Persona grata, muse ou putain
Fermons les livres rétrogrades. « C’est l’état de notre monde : la femme sous
la loi de l’enterrement du vivant. Partout chez nous la femme est coupable. De
son corps, de sa féminité, de sa condition. Avilie, chassée, pourchassée,
harcelée, accusée, honnie ou aliénée au point qu’elle se retrouve à haïr les
autres femmes au nom de l’homme ou de Dieu ». (Chronique de Kamel Daoud).
Ceci est-il une femme ? Ou notre fantasme ? |
Ouvrons
les pages de demain. Participons à cette fête qui se joue de la féminitude et
de la féminité au masculin, se la joue subversive, transgressive et transgenre.
Les luttes contre les encapuchonnages
sexistes explosent sur tous les continents. Que la mobilisation soit sur le
web, dans la rue ou spectaculaire.
La sphère d’obédience musulmane le revendique haut et fort ainsi que le
déclare Faiza Azaiez
Epouse Azzouz,
en ce 23 mars 2015 :
« Hier à Bizerte, sur la grande mosquée une banderole vous accueille avec
une femme en niqab et le slogan, "Il est temps que tu te voiles". Sur
les murs de la ville, drapeau noir et préceptes salafistes.
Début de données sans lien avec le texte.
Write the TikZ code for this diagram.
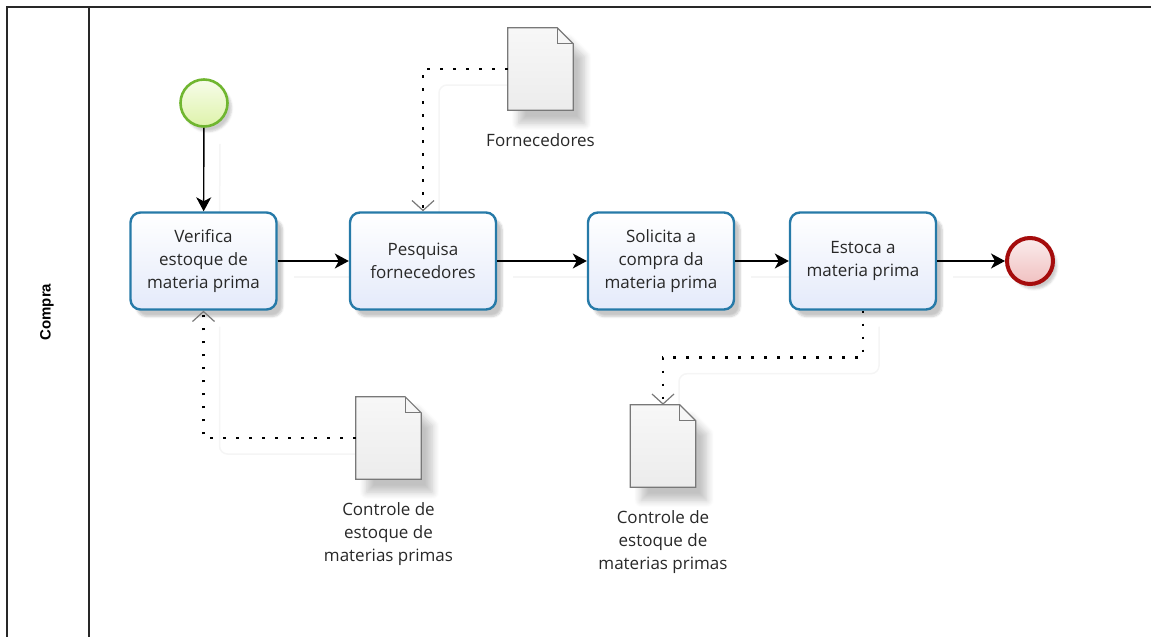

Pire encore, des
stèles sur les monuments historiques annoncent "bientôt le FATH (conquête
islamique)"… préconisé pour la Tunisie par Qaradhaoui (gourou intégriste,
fiché par Interpol) ? Où sont les autorités qui livrent ainsi la ville et
ses jeunes à une propagande salafiste extrémiste au su et au vu de tous ? »
Hymne aux Femmes :
le spectacle continue…
Kamel Daoud ne lésine pas sur les images
cocasses, bouffonnes, époustouflantes pour invalider les impostures
abominablement monstrueuses des intégrismes. A démesure, il sait renvoyer
boutade et démystification :
« JAMAIS
un peuple qui parle de la femme
comme d’un préservatif vivant, ne
connaîtra la sérénité, le partage et la quiétude. »
Et
sous le ciel tunisien, la performance plastique « Making
of de 3Men » ou « Genèse de 3 Hommes » ne se prive pas d’un
gros éclat de rire, à la manière d’une éjaculation cocasse ! Signée Omar
Bey, Noutayel Belkadhi, Mahmoud Chalbi, (Hichem Driss pour la prise photo),
elle est révélatrice d’une politique culturelle castratrice…
Un article de Monak
NB : Aux
suppôts d’Ennadha, parti intégriste tunisien qui n’a pas manqué de salir, dans
un article, la respectabilité de Nawal El
Saadawi, en visite pour le 8
mars 2013… il ne leur reste qu’à s’amender.